Cada tipo de discapacidad exige una determinada conducta rehabilitadora. Cada grado de discapacidad necesita una atención ajustada a ella. Cada edad presenta unas características propias a las que hay que adaptarse. Cada crecimiento de hoy influye en las nuevas necesidades del mañana. Todo esto requiere un análisis permanente, una constante disposición a profundizar en las necesidades del discapacitado y un replanteamiento periódico de cuáles son los fines auténticos y cuáles los medios. Si los profesionales que, directa o indirectamente, están comprometidos con el mundo de la discapacidad no tienen en cuenta estos principios fundamentales, nuestras instituciones y nuestras empresas dejarán de estar organizadas al servicio de los que deberían ser sus principales beneficiarios. Terminarán por primar entonces el afán de prestigio, el deseo de poder, o el interés por el lucro.

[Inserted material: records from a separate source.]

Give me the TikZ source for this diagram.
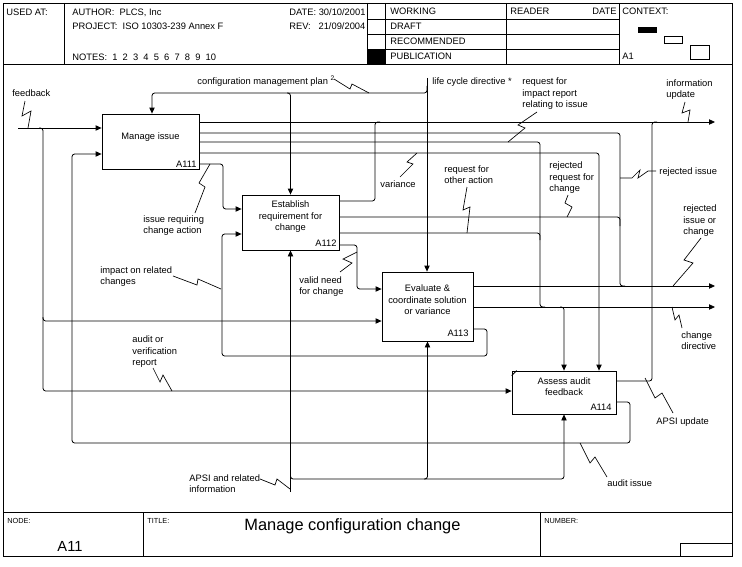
\documentclass[tikz,border=0pt]{standalone}
\usepackage{fontspec}
\setmainfont{Liberation Sans}
\usetikzlibrary{arrows.meta}

\begin{document}
\begin{tikzpicture}[x=0.75pt,y=-0.75pt,line width=0.6pt,
	actbox/.style={draw,rectangle,inner sep=0pt},
	pipe/.style={rounded corners=2pt},
	feed/.style={pipe,-{Triangle[length=4.5pt,width=4pt]}},
	zig/.style={line width=0.5pt},
	txt/.style={font=\fontsize{7}{8.5}\selectfont,inner sep=0pt,anchor=base west,align=left},
	boxtxt/.style={txt,anchor=base,align=center},
	boxnum/.style={txt,anchor=base east},
	smalltxt/.style={font=\fontsize{5.5}{6}\selectfont,inner sep=0pt,anchor=base west}]
	\useasboundingbox (0,0) rectangle (742,567);

	\draw (3,3) rectangle (732,556);
	\draw (3,64) -- (732,64);
	\draw (3,512) -- (732,512);
	\draw (64,3) -- (64,64);
	\draw (367,3) -- (367,64);
	\draw (385,3) -- (385,64);
	\draw (506,3) -- (506,64);
	\draw (619,3) -- (619,64);
	\foreach \y in {19,34,49} \draw (367,\y) -- (619,\y);
	\fill (367,49) rectangle (385,64);
	\fill (638,27) rectangle (657,33);
	\draw (664,36) rectangle (682,43);
	\draw (690,45) rectangle (709,59);
	\draw (143,512) -- (143,556);
	\draw (540,512) -- (540,556);
	\draw (680,556) |- (732,543);

	\node[txt] (usedat) at (6,16) {USED AT:};
	\node[txt] (author) at (72,16) {AUTHOR:\ \ PLCS, Inc};
	\node[txt] (project) at (72,30) {PROJECT:\ \ ISO 10303-239 Annex F};
	\node[txt] (notes) at (72,61) {NOTES:\ \ 1\ \ 2\ \ 3\ \ 4\ \ 5\ \ 6\ \ 7\ \ 8\ \ 9\ \ 10};
	\node[txt] (date) at (289,16) {DATE: 30/10/2001};
	\node[txt] (rev) at (289,30) {REV:\ \ \ 21/09/2004};
	\node[txt] (working) at (390,15) {WORKING};
	\node[txt] (draft) at (390,30) {DRAFT};
	\node[txt] (recommended) at (390,45) {RECOMMENDED};
	\node[txt] (publication) at (390,60) {PUBLICATION};
	\node[txt] (reader) at (510,15) {READER};
	\node[txt,anchor=base east] (rdate) at (617,15) {DATE};
	\node[txt] (context) at (622,15) {CONTEXT:};
	\node[txt] (ctxnode) at (622,60) {A1};

	\node[smalltxt] (nodelbl) at (7,523) {NODE:};
	\node[font=\fontsize{11}{12}\selectfont,inner sep=0pt,anchor=base] (nodenum) at (70,551) {A11};
	\node[smalltxt] (titlelbl) at (147,523) {TITLE:};
	\node[font=\fontsize{12.3}{14}\selectfont,inner sep=0pt,anchor=base west] (title) at (244,530) {Manage configuration change};
	\node[smalltxt] (numlbl) at (544,523) {NUMBER:};

	\node[actbox,minimum width=72.75pt,minimum height=41.25pt] (a111) at (150.5,141.5) {};
	\node[actbox,minimum width=72.75pt,minimum height=41.25pt] (a112) at (290.5,222.5) {};
	\node[actbox,minimum width=68.25pt,minimum height=51.75pt] (a113) at (427.5,306.5) {};
	\node[actbox,minimum width=78pt,minimum height=32.25pt] (a114) at (564,392.5) {};
	\draw ([yshift=-3.75pt]a114.north west) -- ([xshift=3.75pt]a114.north west);

	\node[boxtxt] (t111) at (150.5,139.5) {Manage issue};
	\node[boxnum] (n111) at (197,167.5) {A111};
	\node[boxtxt] (t112) at (290.5,230.5) {Establish\\requirement for\\change};
	\node[boxnum] (n112) at (337,246.5) {A112};
	\node[boxtxt] (t113) at (427.5,314.5) {Evaluate \&\\coordinate solution\\or variance};
	\node[boxnum] (n113) at (469,336.5) {A113};
	\node[boxtxt] (t114) at (564,395.5) {Assess audit\\feedback};
	\node[boxnum] (n114) at (612,410.5) {A114};

	\node[txt] (lfeedback) at (12,96.5) {feedback};
	\node[txt] (lcmp) at (197,84.5) {configuration management plan \textsuperscript{2}};
	\node[txt] (llcd) at (432,84.5) {life cycle directive *};
	\node[txt] (lreqimp) at (522,107.5) {request for\\impact report\\relating to issue};
	\node[txt] (linfo) at (666,97.5) {information\\update};
	\node[txt] (lissue) at (143,233.5) {issue requiring\\change action};
	\node[txt] (lvar) at (380,187.5) {variance};
	\node[txt] (lother) at (444,183.5) {request for\\other action};
	\node[txt] (lrejreq) at (549,191.5) {rejected\\request for\\change};
	\node[txt] (lrejiss) at (659,174.5) {rejected issue};
	\node[txt] (lrejic) at (683,234.5) {rejected\\issue or\\change};
	\node[txt] (limpact) at (100,284.5) {impact on related\\changes};
	\node[txt] (lvalid) at (299,294.5) {valid need\\for change};
	\node[txt] (lchg) at (681,349.5) {change\\directive};
	\node[txt] (laudit) at (132,365.5) {audit or\\verification\\report};
	\node[txt] (lapsiup) at (656,424.5) {APSI update};
	\node[txt] (lauditiss) at (607,486.5) {audit issue};
	\node[txt] (lapsi) at (189,492.5) {APSI and related\\information};

	\coordinate (fbin) at (18,128);
	\coordinate (lcd) at (427,78);
	\coordinate (apsi) at (290.5,492);
	\coordinate (infoup) at (715,122);
	\coordinate (rejic) at (715,286);
	\coordinate (chgdir) at (715,307);

	\draw[feed] (fbin) -- (a111.west |- fbin);
	\draw[feed] (39,128) -| (43,391) -- (a114.west |- 0,391);
	\draw[feed] (43,317) |- (a113.west |- 0,321);
	\draw[feed] (a114.east |- 0,402) -| (630,443) -| (72,154) -- (a111.west |- 0,154);

	\draw[feed] (a111.east |- infoup) -- (infoup);
	\draw[pipe] (a111.east |- 0,133) -| (620,286) -- (625,286);
	\draw[pipe] (a111.east |- 0,142) -| (540,307) -- (545,307);
	\draw[feed] (a111.east |- 0,153) -| (a114.north -| 599,0);
	\draw[feed] (a111.east |- 0,164) -| (223,209) -- (a112.west |- 0,209);

	\draw[feed] (lcd) -- (lcd |- a113.north);
	\draw[feed] (427,86) |- (152,93) -- (a111.north -| 152,0);
	\draw[feed] (287,93) -| (a112.north);

	\draw[pipe] (a112.east |- 0,201) -| (375,122) -- (380,122);
	\draw[pipe] (a112.east |- 0,217) -| (620,226);
	\draw[pipe] (a112.east |- 0,233) -| (540,240);
	\draw[feed] (a112.east |- 0,245) -| (357,289) -- (a113.west |- 0,289);

	\draw[feed] (a113.east |- rejic) -- (rejic);
	\draw[feed] (a113.east |- chgdir) -- (chgdir);
	\draw[feed] (560,307) -| (a114.north);
	\draw[feed] (a113.east |- 0,329) -| (487,356) -| (222,234) -- (a112.west |- 0,234);

	\draw[pipe] (a114.east |- 0,381) -| (652,122) -- (657,122);

	\draw[feed] (apsi) -- (a112.south);
	\draw[feed] (290.5,475) |- (564,479) -- (a114.south);
	\draw[feed] (424,479) -| (a113.south);

	\draw[zig] (25,101) -- (22,116) -- (31,111) -- (28,128);
	\draw[zig] (334,79) -- (350,89) -- (352,84) -- (369,93);
	\draw[zig] (537,112) -- (518,125) -- (525,128) -- (508,142);
	\draw[zig] (685,102) -- (682,113) -- (690,110) -- (688,122);
	\draw[zig] (210,164) -- (199,183) -- (205,187) -- (195,213);
	\draw[zig] (417,153) -- (407,162) -- (413,164) -- (400,177);
	\draw[zig] (467,187) -- (463,210) -- (470,207) -- (467,233);
	\draw[zig] (568,195) -- (565,203) -- (572,207) -- (567,217);
	\draw[zig] (620,178) -- (632,178) -- (640,170) -- (638,178) -- (648,171) -- (656,171);
	\draw[zig] (701,238) -- (684,260) -- (693,263) -- (673,286);
	\draw[zig] (173,276) -- (197,285) -- (198,279) -- (221,289);
	\draw[zig] (357,252) -- (343,259) -- (352,263) -- (340,272);
	\draw[zig] (672,307) -- (675,320) -- (679,315) -- (682,328);
	\draw[zig] (153,368) -- (160,382) -- (163,375) -- (172,391);
	\draw[zig] (645,378) -- (655,398) -- (662,393) -- (673,413);
	\draw[zig] (580,443) -- (590,463) -- (595,457) -- (607,477);
	\draw[zig] (260,479) -- (275,485) -- (277,479) -- (290,489);
\end{tikzpicture}
\end{document}
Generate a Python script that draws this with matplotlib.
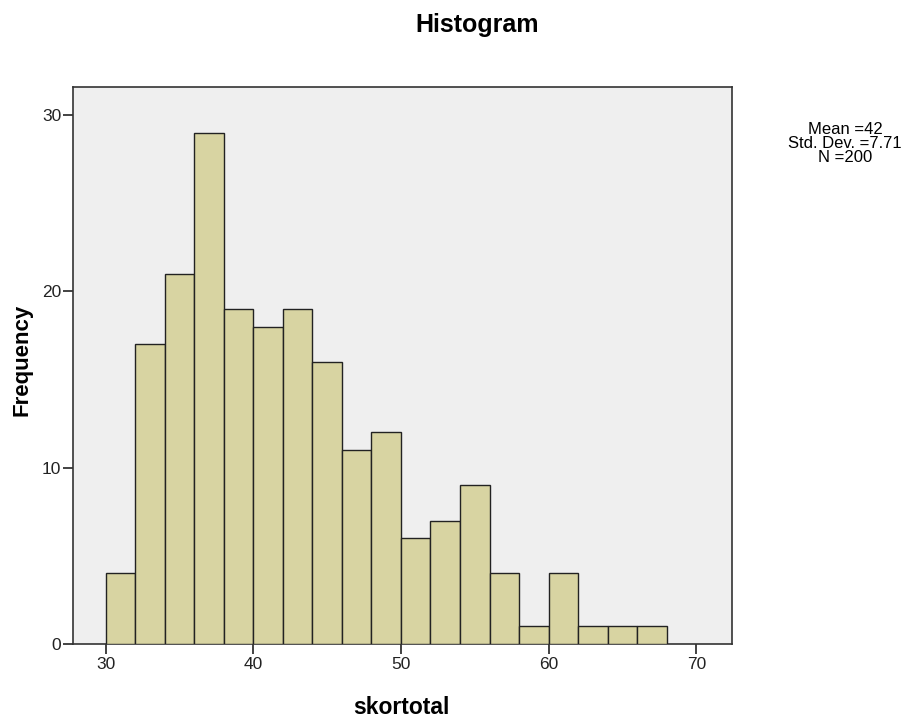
import matplotlib.pyplot as plt
import numpy as np

plt.rc('font', family=['Liberation Sans', 'DejaVu Sans'])

# histogram data (bin width 2, starting at 30)
bin_edges = np.arange(30, 70, 2)
counts = [4, 17, 21, 29, 19, 18, 19, 16, 11, 12, 6, 7, 9, 4, 1, 4, 1, 1, 1]
x_ticks = [30, 40, 50, 60, 70]
y_ticks = [0, 10, 20, 30]
stats = ["Mean =42", "Std. Dev. =7.71", "N =200"]

fig = plt.figure(figsize=(9.08, 7.2), dpi=100)
ax = fig.add_axes([0.0804, 0.1056, 0.7256, 0.7736])
ax.set_facecolor('#efefef')

ax.bar(bin_edges[:-1], counts, width=2, align='edge', color='#d8d4a2',
       edgecolor='#222222', linewidth=1.0, zorder=3)

ax.set_xlim(27.8, 72.4)
ax.set_ylim(0, 31.6)
ax.set_xticks(x_ticks)
ax.set_yticks(y_ticks)
ax.tick_params(direction='out', length=7.5, width=1.2, labelsize=12.5,
               colors='#222222')
ax.tick_params(axis='y', pad=1)
ax.tick_params(axis='x', pad=2)
for s in ax.spines.values():
    s.set_color('#333333')
    s.set_linewidth(1.2)

fig.text(477/908, 1 - 25/720, "Histogram", ha='center', va='center',
         fontsize=18, fontweight='bold')
fig.text(401/908, 1 - 707/720, "skortotal", ha='center', va='center',
         fontsize=16.5, fontweight='bold')
fig.text(22/908, 1 - 360/720, "Frequency", ha='center', va='center',
         fontsize=16, fontweight='bold', rotation=90)
# stats box, one line at a time (SPSS packs them tightly)
for i, line in enumerate(stats):
    fig.text(845/908, 1 - (130 + 13.5*i)/720, line, ha='center',
             va='center', fontsize=12)

plt.savefig("out.png", dpi=100)
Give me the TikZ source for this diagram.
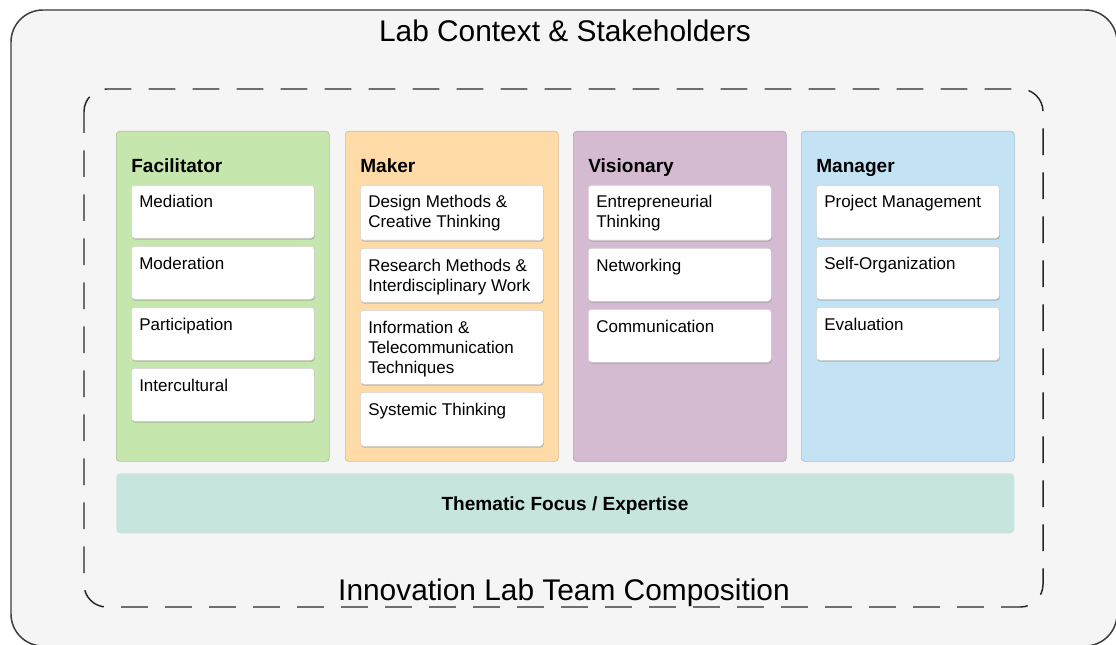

Se dirá que esto debería ser cierto en cualquier caso y situación, con o sin discapacidad; y es verdad. Pero quien no tiene una discapacidad, dispone de muchos más recursos propios para compensar las desviaciones de un servicio viciado en su ejecución. En cambio quien tiene discapacidad, vive en permanente situación de dependencia de ese servicio. Por eso es tan importante que el servicio haga honor a su nombre, y realmente contribuya a fomentar el crecimiento del ser humano, y no para truncar sus esperanzas.
Comentarios
En tantos años de estar navegando por los mares de las OSC de y para personas con discapacidad, he visto estas dyalidades.
Ya en los años 1980 la entonces Liga Internacional, hoy Inclusión Internacional, advertía sobre el riesgo de olvidarnos de a quiénes servimos.
Impecable!!! Muchas gracias por poner esta dimensión de nuestro accionar y perspectivas nuevamente en la agenda.